The recent advances in machine learning and artificial intelligence are amazing! Yet, in order to have real value within a company, data scientists must be able to get their models off of their laptops and deployed within a company’s data pipelines and infrastructure. Those models must also scale to production size data. In this talk, we will implement a model locally in Python. We will then take that model and deploy both it’s training and inference in a scalable manner to a production cluster with Pachyderm, an open source framework for distributed pipelining and data versioning. We will also learn how to update the production model online, track changes in our model and data, and explore our results.
Daniel Whitenack (@dwhitena) is a Ph.D. trained data scientist working with Pachyderm (@pachydermIO). Daniel develops innovative, distributed data pipelines which include predictive models, data visualizations, statistical analyses, and more. He has spoken at conferences around the world (ODSC, Spark Summit, Datapalooza, DevFest Siberia, GopherCon, and more), teaches data science/engineering with Ardan Labs (@ardanlabs), maintains the Go kernel for Jupyter, and is actively helping to organize contributions to various open source data science projects.
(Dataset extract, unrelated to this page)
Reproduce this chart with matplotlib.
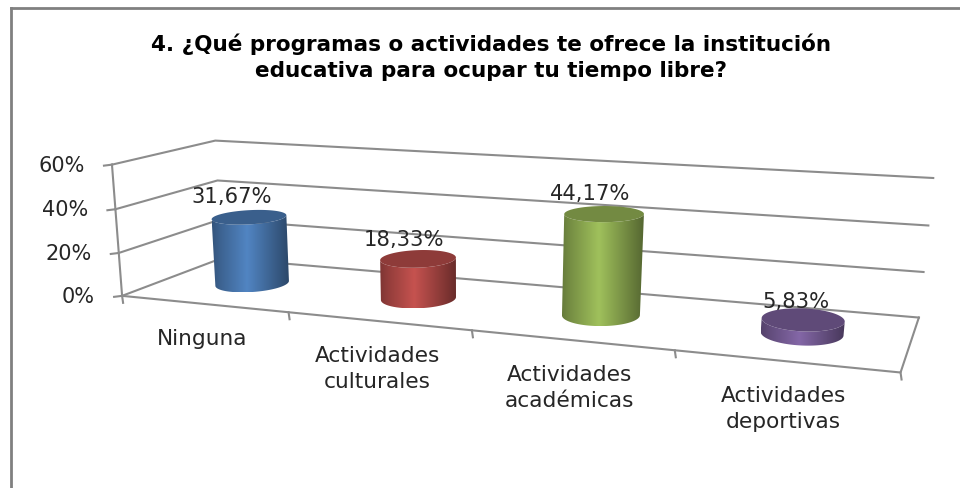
import matplotlib
matplotlib.use("Agg")
import matplotlib.pyplot as plt
import numpy as np
from matplotlib.patches import Polygon
from matplotlib.colors import to_rgb

# values
categories = ["Ninguna", "Actividades\nculturales", "Actividades\nacadémicas", "Actividades\ndeportivas"]
values = [31.67, 18.33, 44.17, 5.83]
value_labels = ["31,67%", "18,33%", "44,17%", "5,83%"]
y_ticks = [0, 20, 40, 60]
y_tick_labels = ["0%", "20%", "40%", "60%"]
colors = ["#4F81BD", "#C0504D", "#9BBB59", "#8064A2"]

title = "4. ¿Qué programas o actividades te ofrece la institución\neducativa para ocupar tu tiempo libre?"
grid_color = "#8c8c8c"
text_color = "#262626"

# camera: (category pos, depth, value) -> pixel, fitted on the corners of the 3D box
calib = [
    ((0, 0, 0), (123, 296)), ((0, 0, 20), (120, 253)), ((0, 0, 40), (115, 209)), ((0, 0, 60), (110, 165)),
    ((0, 1, 0), (220, 259)), ((0, 1, 20), (219, 219)), ((0, 1, 40), (218, 181)), ((0, 1, 60), (217, 140)),
    ((4, 1, 0), (919, 317)), ((4, 1, 20), (924, 272)), ((4, 1, 40), (928, 226)), ((4, 1, 60), (933, 178)),
    ((4, 0, 0), (901, 373)), ((1, 0, 0), (289, 312)), ((2, 0, 0), (472, 330)), ((3, 0, 0), (674, 350)),
]
A, rhs = [], []
for (u, v, z), (px, py) in calib:
    A.append([u, v, z, 1, 0, 0, 0, 0, -px * u, -px * v, -px * z])
    rhs.append(px)
    A.append([0, 0, 0, 0, u, v, z, 1, -py * u, -py * v, -py * z])
    rhs.append(py)
cam = np.linalg.lstsq(np.array(A, float), np.array(rhs, float), rcond=None)[0]


def project(u, v, z):
    u, v, z = np.asarray(u, float), np.asarray(v, float), np.asarray(z, float)
    w = cam[8] * u + cam[9] * v + cam[10] * z + 1
    return (cam[0] * u + cam[1] * v + cam[2] * z + cam[3]) / w, (cam[4] * u + cam[5] * v + cam[6] * z + cam[7]) / w


fig = plt.figure(figsize=(9.6, 4.88), dpi=100)
ax = fig.add_axes([0, 0, 1, 1])
ax.axis("off")

# chart frame, only top and left are visible
ax.plot([10.5, 960], [8, 8], color="#808080", lw=2, zorder=1)
ax.plot([10.5, 10.5], [8, 488], color="#808080", lw=2, zorder=1)

ax.text(491, 57, title, ha="center", va="center", fontsize=15.5, fontweight="bold",
        family="DejaVu Sans", color="black", linespacing=1.36)

# walls, floor and gridlines
for t, lab in zip(y_ticks, y_tick_labels):
    x, y = project([0, 0, 4], [0, 1, 1], [t, t, t])
    ax.plot(x, y, color=grid_color, lw=1.5, zorder=2)
    ax.plot([x[0] - 8, x[0]], [y[0] + 1, y[0]], color=grid_color, lw=1.5, zorder=2)
    ax.text(x[0] - 27.5, y[0] + 1, lab, ha="right", va="center", fontsize=15, color=text_color)

x, y = project([0, 0], [0, 0], [0, y_ticks[-1]])
ax.plot(x, y, color=grid_color, lw=1.5, zorder=2)
x, y = project([0, 4, 4], [0, 0, 1], [0, 0, 0])
ax.plot(x, y, color=grid_color, lw=1.5, zorder=2)
for i in range(len(categories) + 1):
    x, y = project(i, 0, 0)
    ax.plot([x, x + 1], [y, y + 7], color=grid_color, lw=1.5, zorder=2)

# cylinders
theta = np.linspace(0, 2 * np.pi, 361)
radius_u, radius_v = 0.193, 0.22
label_offsets = [(-18, -20), (-14, -19), (-14, -20), (-7, -18)]
grad_t = np.linspace(0, 1, 128)


def shade(base, t):
    # dark at the edges, base colour a bit left of the middle
    c = np.array(to_rgb(base))
    k = np.interp(t, [0, 0.1, 0.45, 0.9, 1], [0.66, 0.76, 1.03, 0.64, 0.55])
    return np.clip(c[None, :] * k[:, None], 0, 1)


def front_arc(x, y):
    # lower edge of an ellipse, from its left side to its right side
    x, y = x[:-1], y[:-1]
    left, right = np.argmin(x), np.argmax(x)
    n = len(x)
    one = [(left + k) % n for k in range((right - left) % n + 1)]
    two = [(left - k) % n for k in range((left - right) % n + 1)]
    idx = one if np.mean(y[one]) > np.mean(y[two]) else two
    return x[idx], y[idx]


for i, (val, col) in enumerate(zip(values, colors)):
    cu, cv = i + 0.5, 0.5
    bx, by = project(cu + radius_u * np.cos(theta), cv + radius_v * np.sin(theta), 0 * theta)
    tx, ty = project(cu + radius_u * np.cos(theta), cv + radius_v * np.sin(theta), 0 * theta + val)
    bax, bay = front_arc(bx, by)
    tax, tay = front_arc(tx, ty)
    side = np.vstack([np.column_stack([bax, bay]), np.column_stack([tax, tay])[::-1]])
    # horizontal gradient clipped to the cylinder body
    img = ax.imshow(shade(col, grad_t)[None, :, :], extent=(side[:, 0].min(), side[:, 0].max(), side[:, 1].max(), side[:, 1].min()),
                    aspect="auto", interpolation="bilinear", zorder=3)
    clip = Polygon(side, closed=True, transform=ax.transData, facecolor="none", edgecolor="none")
    ax.add_patch(clip)
    img.set_clip_path(clip)
    ax.add_patch(Polygon(np.column_stack([tx, ty]), closed=True, facecolor=tuple(np.array(to_rgb(col)) * 0.74),
                         edgecolor="none", zorder=4))
    lx, ly = project(cu, cv, val)
    ax.text(lx + label_offsets[i][0], ly + label_offsets[i][1], value_labels[i], ha="center", va="center",
            fontsize=15.2, color=text_color, zorder=5)
    fx, fy = project(cu, 0, 0)
    ax.text(fx - 1, fy + 25, categories[i], ha="center", va="top", fontsize=15.6, color=text_color,
            linespacing=1.4, zorder=5)

ax.set_xlim(0, 960)
ax.set_ylim(488, 0)
fig.savefig("out.png", dpi=100)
PyData Ann Arbor is a group for amateurs, academics, and professionals currently exploring various data ecosystems. Specifically, we seek to engage with others around analysis, visualization, and management. We are primarily focused on how Python data tools can be used in innovative ways but also maintain a healthy interest in leveraging tools based in other languages such as R, Java/Scala, Rust, and Julia.
PyData Ann Arbor strives to be a welcoming and fully inclusive group and we observe the PyData Code of Conduct. PyData is organized by NumFOCUS.org, a 501(c)3 non-profit in the United States.
“use what you have learned to make something better and share with others”